Understanding the mechanics of browser cache and cookies is important for anyone using the web. For the average internet user, these troubleshooting steps are helpful tricks to keep in their back pocket. But if you are a website owner or developer, relying on your visitors to clear their cache is a bad strategy.

If your users regularly need hard refreshes or cache clears, something is wrong. Well-configured server caching removes that burden entirely.

Visitors should never need to troubleshoot your site for you.

Instead of expecting visitors to troubleshoot your site, you can eliminate the problem at the source with RunCache by RunCloud.

RunCache eliminates the need for disjointed plugins and manual configuration by offering a unified approach to Page, Object, and Edge caching. It ensures that when you update your content, your server intelligently purges the old versions instantly.

Create a test site with RunCache in less than 3 seconds (no credit card required).

FAQs on Cache & Cookies

Does clearing the cache delete passwords or saved logins?

No, clearing your browser cache removes temporary files like images and scripts, but it does not delete saved passwords or login credentials unless you specifically select the “Passwords” checkbox. 

Will I lose browsing history if I clear the cache?

You will not lose your list of visited websites when you clear the cache, as browsing history is stored separately from temporary cached files. 

How often should I clear cache & cookies?

It is generally recommended to clear cache and cookies only when you encounter page formatting errors or login issues, rather than as part of a set routine. 

Does clearing cookies affect site preferences or saved settings?

Yes, clearing cookies will sign you out of most websites and reset user-specific preferences, such as language settings or shopping cart items. 

Is there a shortcut to clear the cache?

Most major browsers let you quickly access the Clear Data menu by pressing Ctrl + Shift + Delete (Windows) or Cmd + Shift + Delete (Mac).

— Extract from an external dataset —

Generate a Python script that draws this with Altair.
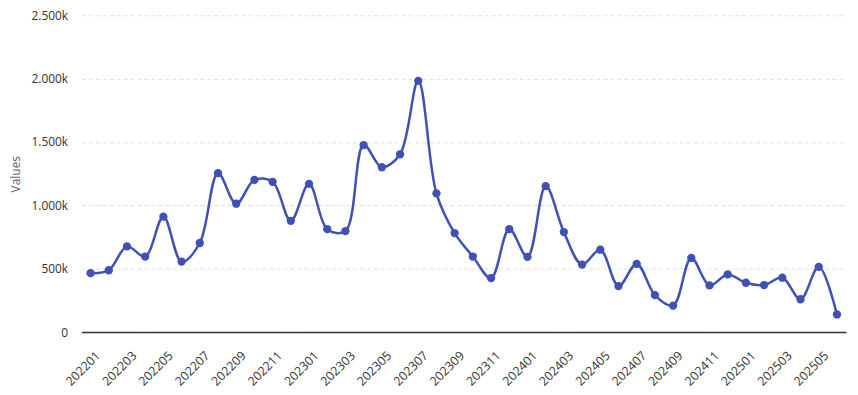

Just as these shortcuts save users time for local troubleshooting, RunCloud offers the RunCloud Hub to clear server-side cache instantly with a single click from the WordPress dashboard.

What’s the difference between cache and cookies?

Cache consists of temporary files (such as images and HTML) stored to speed up page loading, whereas cookies are small text files that store user data, such as login status and tracking preferences. 

Does using private/incognito mode avoid caching issues?

Yes, using Incognito or Private mode prevents the browser from saving local cache or cookies, allowing you to view a website as if you were a new visitor. This is a great way to debug issues, but for a permanent fix, RunCloud allows you to manage and purge server-level cache to ensure all users see the correct version of your site without needing private windows.